## What you are asked to do
Restate the data word for word and leave the images out.
____________
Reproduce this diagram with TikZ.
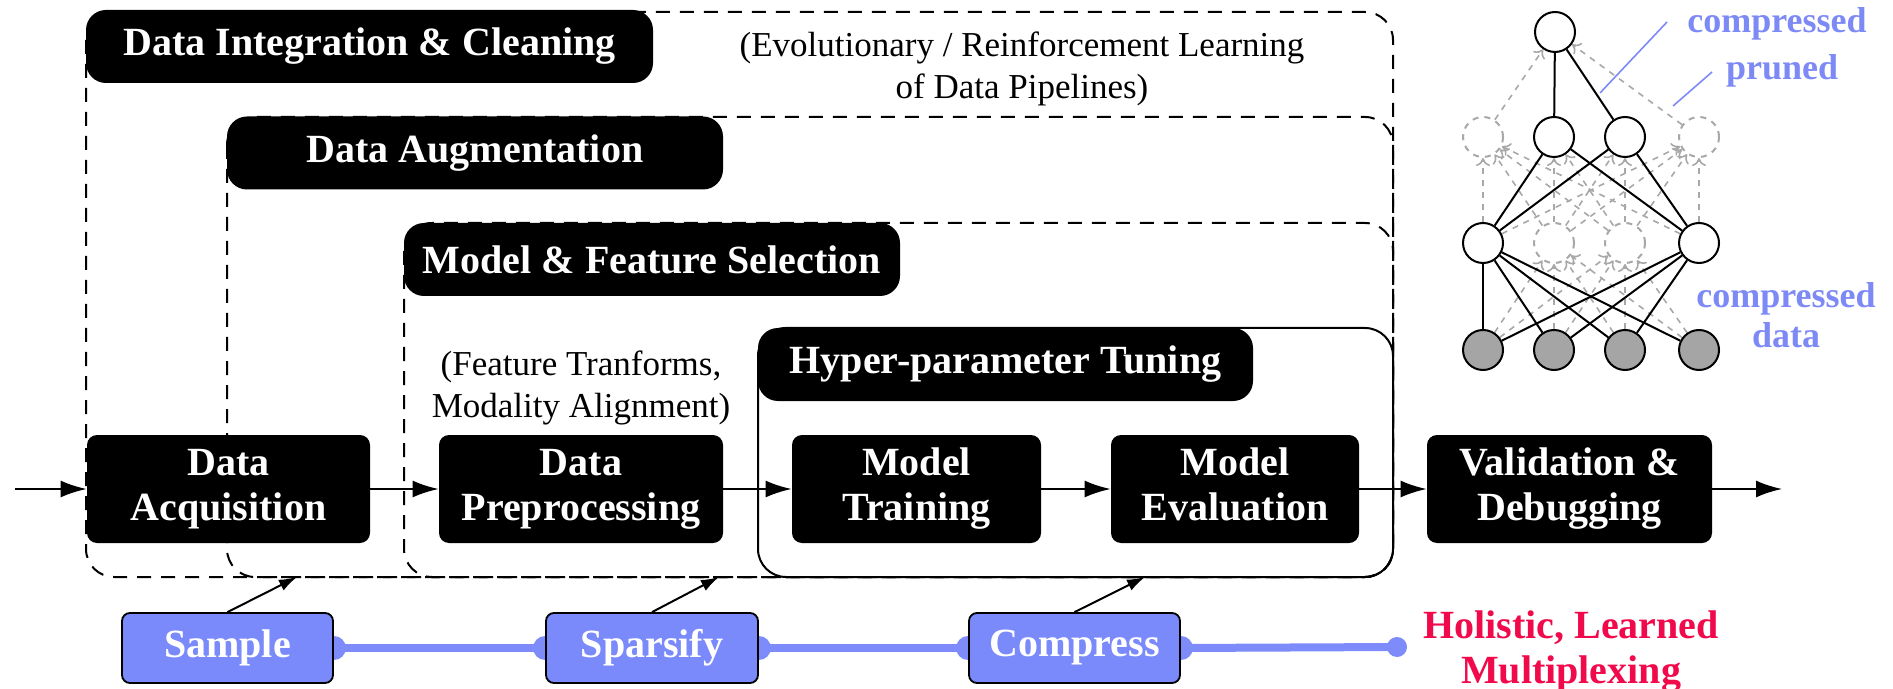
\documentclass[tikz,border=0pt]{standalone}
\usepackage{fontspec}
\setmainfont{Liberation Serif}
\usetikzlibrary{arrows.meta,backgrounds}
\definecolor{bluefill}{RGB}{122,138,250}
\definecolor{blueline}{RGB}{125,140,250}
\definecolor{bluetext}{RGB}{125,138,245}
\definecolor{redtext}{RGB}{240,10,75}
\definecolor{prunegray}{RGB}{168,168,168}
\definecolor{nodegray}{RGB}{165,165,165}
\newcommand{\lblfont}{\fontsize{20}{22.5}\selectfont\bfseries}
\newcommand{\notefont}{\fontsize{17.5}{21}\selectfont}
\newcommand{\annfont}{\fontsize{18}{20.5}\selectfont\bfseries}
\newcommand{\twoline}[2]{#1\strut\\#2\strut}
\tikzset{
  frame/.style={draw, line width=1pt, dash pattern=on 7pt off 5pt, rounded corners=14pt},
  solidframe/.style={draw, line width=1pt, rounded corners=14pt},
  lbl/.style={fill=black, text=white, rounded corners=10pt, font=\lblfont, inner sep=0pt, align=center, minimum height=36.5pt},
  proc/.style={fill=black, text=white, rounded corners=5pt, font=\lblfont, inner sep=0pt, align=center, minimum height=54pt},
  bluebox/.style={fill=bluefill, draw=black, line width=0.9pt, text=white, rounded corners=4pt, font=\lblfont, inner sep=0pt, minimum height=35pt, minimum width=105.5pt},
  flow/.style={line width=1pt, -{Latex[length=13pt,width=8.5pt]}},
  upar/.style={line width=1pt, -{Latex[length=9pt,width=6pt]}},
  bluelink/.style={draw=blueline, line width=4pt},
  knob/.style={circle, fill=blueline, inner sep=0pt, minimum size=10pt},
  note/.style={font=\notefont, align=center, inner sep=0pt},
  ann/.style={font=\annfont, text=bluetext, inner sep=0pt, anchor=base},
  annline/.style={draw=bluetext, line width=0.8pt},
  nnode/.style={circle, draw, line width=1pt, minimum size=20pt, inner sep=0pt, fill=white},
  pnode/.style={circle, draw=prunegray, dashed, line width=1pt, minimum size=20pt, inner sep=0pt},
  inode/.style={circle, draw, line width=1pt, minimum size=20pt, inner sep=0pt, fill=nodegray},
  nedge/.style={line width=1pt},
  pedge/.style={draw=prunegray, dashed, line width=0.8pt, -{To[length=4pt,width=7pt]}}
}
\begin{document}
\begin{tikzpicture}[x=0.5pt,y=-0.5pt]
\useasboundingbox (0,0) rectangle (1893,689);
% frames
\draw[frame] (86,12) rectangle (1393,577);
\draw[frame] (227,117) rectangle (1393,577);
\draw[frame] (404,223) rectangle (1393,577);
\draw[solidframe] (758,328) rectangle (1393,577);
% frame labels
\node[lbl, minimum width=283.5pt] (labA) at (369.5,46.5) {Data Integration \& Cleaning};
\node[lbl, minimum width=248pt] (labB) at (475,153) {Data Augmentation};
\node[lbl, minimum width=248pt] (labC) at (652,259.5) {Model \& Feature Selection};
\node[lbl, minimum width=247.5pt] (labD) at (1005.5,364.5) {Hyper-parameter Tuning};
% notes
\node[note] (evo) at (1022,69) {(Evolutionary / Reinforcement Learning\\of Data Pipelines)};
\node[note] (feat) at (581,388) {(Feature Tranforms,\\Modality Alignment)};
% process boxes
\node[proc, minimum width=141.5pt] (acq) at (228.5,489) {\twoline{Data}{Acquisition}};
\node[proc, minimum width=142pt] (prep) at (581,489) {\twoline{Data}{Preprocessing}};
\node[proc, minimum width=124.5pt] (train) at (916.5,489) {\twoline{Model}{Training}};
\node[proc, minimum width=124pt] (eval) at (1235,489) {\twoline{Model}{Evaluation}};
\node[proc, minimum width=142.5pt] (valid) at (1569.5,489) {\twoline{Validation \&}{Debugging}};
\coordinate (in) at (15,489);
\coordinate (out) at (1782,489);
\draw[flow] (in) -- (acq);
\draw[flow] (acq) -- (prep);
\draw[flow] (prep) -- (train);
\draw[flow] (train) -- (eval);
\draw[flow] (eval) -- (valid);
\draw[flow] (valid) -- (out);
% blue boxes
\node[bluebox] (sample) at (227.5,648) {Sample};
\node[bluebox, minimum width=106pt] (sparsify) at (652,648) {Sparsify};
\node[bluebox] (compress) at (1074.5,648) {Compress};
\coordinate (lineend) at (1397,647);
\coordinate (tA) at (297,577);
\coordinate (tB) at (719,577);
\coordinate (tC) at (1145,577);
\draw[upar] (sample.north) -- (tA);
\draw[upar] (sparsify.north) -- (tB);
\draw[upar] (compress.north) -- (tC);
\begin{pgfonlayer}{background}
\draw[bluelink] (sample.east) -- (sparsify.west);
\draw[bluelink] (sparsify.east) -- (compress.west);
\draw[bluelink] (compress.east) -- (lineend);
\node[knob, minimum size=12pt] at (sample.east) {};
\node[knob, minimum size=12pt] at (sparsify.west) {};
\node[knob, minimum size=12pt] at (sparsify.east) {};
\node[knob, minimum size=12pt] at (compress.west) {};
\node[knob, minimum size=12pt] at (compress.east) {};
\end{pgfonlayer}
\node[knob] (enddot) at (lineend) {};
\node[font=\lblfont, text=redtext, align=center, inner sep=0pt] (hlm) at (1571,652) {Holistic, Learned\\Multiplexing};
% neural network
\node[nnode] (T) at (1555,32) {};
\node[pnode] (a1) at (1483,137) {};
\node[nnode] (a2) at (1554,137) {};
\node[nnode] (a3) at (1625,137) {};
\node[pnode] (a4) at (1699,137) {};
\node[nnode] (b1) at (1483,243) {};
\node[pnode] (b2) at (1554,243) {};
\node[pnode] (b3) at (1625,243) {};
\node[nnode] (b4) at (1699,243) {};
\node[inode] (c1) at (1483,350) {};
\node[inode] (c2) at (1554,350) {};
\node[inode] (c3) at (1625,350) {};
\node[inode] (c4) at (1699,350) {};
\begin{pgfonlayer}{background}
\foreach \l in {c1,c2,c3,c4}{
  \draw[pedge] (\l) -- (b2);
  \draw[pedge] (\l) -- (b3);
}
\foreach \l in {b2,b3}{
  \foreach \u in {a1,a2,a3,a4}{\draw[pedge] (\l) -- (\u);}
}
\foreach \l in {b1,b4}{
  \draw[pedge] (\l) -- (a1);
  \draw[pedge] (\l) -- (a4);
}
\draw[pedge] (a1) -- (T);
\draw[pedge] (a4) -- (T);
\draw[nedge] (T) -- (a2);
\draw[nedge] (T) -- (a3);
\foreach \u in {a2,a3}{
  \draw[nedge] (\u) -- (b1);
  \draw[nedge] (\u) -- (b4);
}
\foreach \l in {c1,c2,c3,c4}{\draw[nedge] (b1) -- (\l);}
\foreach \l in {c1,c2,c3}{\draw[nedge] (b4) -- (\l);}
\end{pgfonlayer}
% annotations
\node[ann] (ann1) at (1777,33) {compressed};
\node[ann] (ann2) at (1782,80) {pruned};
\node[ann] (ann3) at (1786,307) {compressed};
\node[ann] (ann4) at (1786,348) {data};
\coordinate (p1a) at (1667,22);
\coordinate (p1b) at (1600,93);
\coordinate (p2a) at (1712,72);
\coordinate (p2b) at (1673,106);
\draw[annline] (p1a) -- (p1b);
\draw[annline] (p2a) -- (p2b);
\end{tikzpicture}
\end{document}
____________
## Completed task
Reproduce this diagram with TikZ.
\documentclass[tikz,border=0pt]{standalone}
\usepackage{fontspec}
\setmainfont{Liberation Serif}
\usetikzlibrary{arrows.meta,backgrounds}
\definecolor{bluefill}{RGB}{122,138,250}
\definecolor{blueline}{RGB}{125,140,250}
\definecolor{bluetext}{RGB}{125,138,245}
\definecolor{redtext}{RGB}{240,10,75}
\definecolor{prunegray}{RGB}{168,168,168}
\definecolor{nodegray}{RGB}{165,165,165}
\newcommand{\lblfont}{\fontsize{20}{22.5}\selectfont\bfseries}
\newcommand{\notefont}{\fontsize{17.5}{21}\selectfont}
\newcommand{\annfont}{\fontsize{18}{20.5}\selectfont\bfseries}
\newcommand{\twoline}[2]{#1\strut\\#2\strut}
\tikzset{
  frame/.style={draw, line width=1pt, dash pattern=on 7pt off 5pt, rounded corners=14pt},
  solidframe/.style={draw, line width=1pt, rounded corners=14pt},
  lbl/.style={fill=black, text=white, rounded corners=10pt, font=\lblfont, inner sep=0pt, align=center, minimum height=36.5pt},
  proc/.style={fill=black, text=white, rounded corners=5pt, font=\lblfont, inner sep=0pt, align=center, minimum height=54pt},
  bluebox/.style={fill=bluefill, draw=black, line width=0.9pt, text=white, rounded corners=4pt, font=\lblfont, inner sep=0pt, minimum height=35pt, minimum width=105.5pt},
  flow/.style={line width=1pt, -{Latex[length=13pt,width=8.5pt]}},
  upar/.style={line width=1pt, -{Latex[length=9pt,width=6pt]}},
  bluelink/.style={draw=blueline, line width=4pt},
  knob/.style={circle, fill=blueline, inner sep=0pt, minimum size=10pt},
  note/.style={font=\notefont, align=center, inner sep=0pt},
  ann/.style={font=\annfont, text=bluetext, inner sep=0pt, anchor=base},
  annline/.style={draw=bluetext, line width=0.8pt},
  nnode/.style={circle, draw, line width=1pt, minimum size=20pt, inner sep=0pt, fill=white},
  pnode/.style={circle, draw=prunegray, dashed, line width=1pt, minimum size=20pt, inner sep=0pt},
  inode/.style={circle, draw, line width=1pt, minimum size=20pt, inner sep=0pt, fill=nodegray},
  nedge/.style={line width=1pt},
  pedge/.style={draw=prunegray, dashed, line width=0.8pt, -{To[length=4pt,width=7pt]}}
}
\begin{document}
\begin{tikzpicture}[x=0.5pt,y=-0.5pt]
\useasboundingbox (0,0) rectangle (1893,689);
% frames
\draw[frame] (86,12) rectangle (1393,577);
\draw[frame] (227,117) rectangle (1393,577);
\draw[frame] (404,223) rectangle (1393,577);
\draw[solidframe] (758,328) rectangle (1393,577);
% frame labels
\node[lbl, minimum width=283.5pt] (labA) at (369.5,46.5) {Data Integration \& Cleaning};
\node[lbl, minimum width=248pt] (labB) at (475,153) {Data Augmentation};
\node[lbl, minimum width=248pt] (labC) at (652,259.5) {Model \& Feature Selection};
\node[lbl, minimum width=247.5pt] (labD) at (1005.5,364.5) {Hyper-parameter Tuning};
% notes
\node[note] (evo) at (1022,69) {(Evolutionary / Reinforcement Learning\\of Data Pipelines)};
\node[note] (feat) at (581,388) {(Feature Tranforms,\\Modality Alignment)};
% process boxes
\node[proc, minimum width=141.5pt] (acq) at (228.5,489) {\twoline{Data}{Acquisition}};
\node[proc, minimum width=142pt] (prep) at (581,489) {\twoline{Data}{Preprocessing}};
\node[proc, minimum width=124.5pt] (train) at (916.5,489) {\twoline{Model}{Training}};
\node[proc, minimum width=124pt] (eval) at (1235,489) {\twoline{Model}{Evaluation}};
\node[proc, minimum width=142.5pt] (valid) at (1569.5,489) {\twoline{Validation \&}{Debugging}};
\coordinate (in) at (15,489);
\coordinate (out) at (1782,489);
\draw[flow] (in) -- (acq);
\draw[flow] (acq) -- (prep);
\draw[flow] (prep) -- (train);
\draw[flow] (train) -- (eval);
\draw[flow] (eval) -- (valid);
\draw[flow] (valid) -- (out);
% blue boxes
\node[bluebox] (sample) at (227.5,648) {Sample};
\node[bluebox, minimum width=106pt] (sparsify) at (652,648) {Sparsify};
\node[bluebox] (compress) at (1074.5,648) {Compress};
\coordinate (lineend) at (1397,647);
\coordinate (tA) at (297,577);
\coordinate (tB) at (719,577);
\coordinate (tC) at (1145,577);
\draw[upar] (sample.north) -- (tA);
\draw[upar] (sparsify.north) -- (tB);
\draw[upar] (compress.north) -- (tC);
\begin{pgfonlayer}{background}
\draw[bluelink] (sample.east) -- (sparsify.west);
\draw[bluelink] (sparsify.east) -- (compress.west);
\draw[bluelink] (compress.east) -- (lineend);
\node[knob, minimum size=12pt] at (sample.east) {};
\node[knob, minimum size=12pt] at (sparsify.west) {};
\node[knob, minimum size=12pt] at (sparsify.east) {};
\node[knob, minimum size=12pt] at (compress.west) {};
\node[knob, minimum size=12pt] at (compress.east) {};
\end{pgfonlayer}
\node[knob] (enddot) at (lineend) {};
\node[font=\lblfont, text=redtext, align=center, inner sep=0pt] (hlm) at (1571,652) {Holistic, Learned\\Multiplexing};
% neural network
\node[nnode] (T) at (1555,32) {};
\node[pnode] (a1) at (1483,137) {};
\node[nnode] (a2) at (1554,137) {};
\node[nnode] (a3) at (1625,137) {};
\node[pnode] (a4) at (1699,137) {};
\node[nnode] (b1) at (1483,243) {};
\node[pnode] (b2) at (1554,243) {};
\node[pnode] (b3) at (1625,243) {};
\node[nnode] (b4) at (1699,243) {};
\node[inode] (c1) at (1483,350) {};
\node[inode] (c2) at (1554,350) {};
\node[inode] (c3) at (1625,350) {};
\node[inode] (c4) at (1699,350) {};
\begin{pgfonlayer}{background}
\foreach \l in {c1,c2,c3,c4}{
  \draw[pedge] (\l) -- (b2);
  \draw[pedge] (\l) -- (b3);
}
\foreach \l in {b2,b3}{
  \foreach \u in {a1,a2,a3,a4}{\draw[pedge] (\l) -- (\u);}
}
\foreach \l in {b1,b4}{
  \draw[pedge] (\l) -- (a1);
  \draw[pedge] (\l) -- (a4);
}
\draw[pedge] (a1) -- (T);
\draw[pedge] (a4) -- (T);
\draw[nedge] (T) -- (a2);
\draw[nedge] (T) -- (a3);
\foreach \u in {a2,a3}{
  \draw[nedge] (\u) -- (b1);
  \draw[nedge] (\u) -- (b4);
}
\foreach \l in {c1,c2,c3,c4}{\draw[nedge] (b1) -- (\l);}
\foreach \l in {c1,c2,c3}{\draw[nedge] (b4) -- (\l);}
\end{pgfonlayer}
% annotations
\node[ann] (ann1) at (1777,33) {compressed};
\node[ann] (ann2) at (1782,80) {pruned};
\node[ann] (ann3) at (1786,307) {compressed};
\node[ann] (ann4) at (1786,348) {data};
\coordinate (p1a) at (1667,22);
\coordinate (p1b) at (1600,93);
\coordinate (p2a) at (1712,72);
\coordinate (p2b) at (1673,106);
\draw[annline] (p1a) -- (p1b);
\draw[annline] (p2a) -- (p2b);
\end{tikzpicture}
\end{document}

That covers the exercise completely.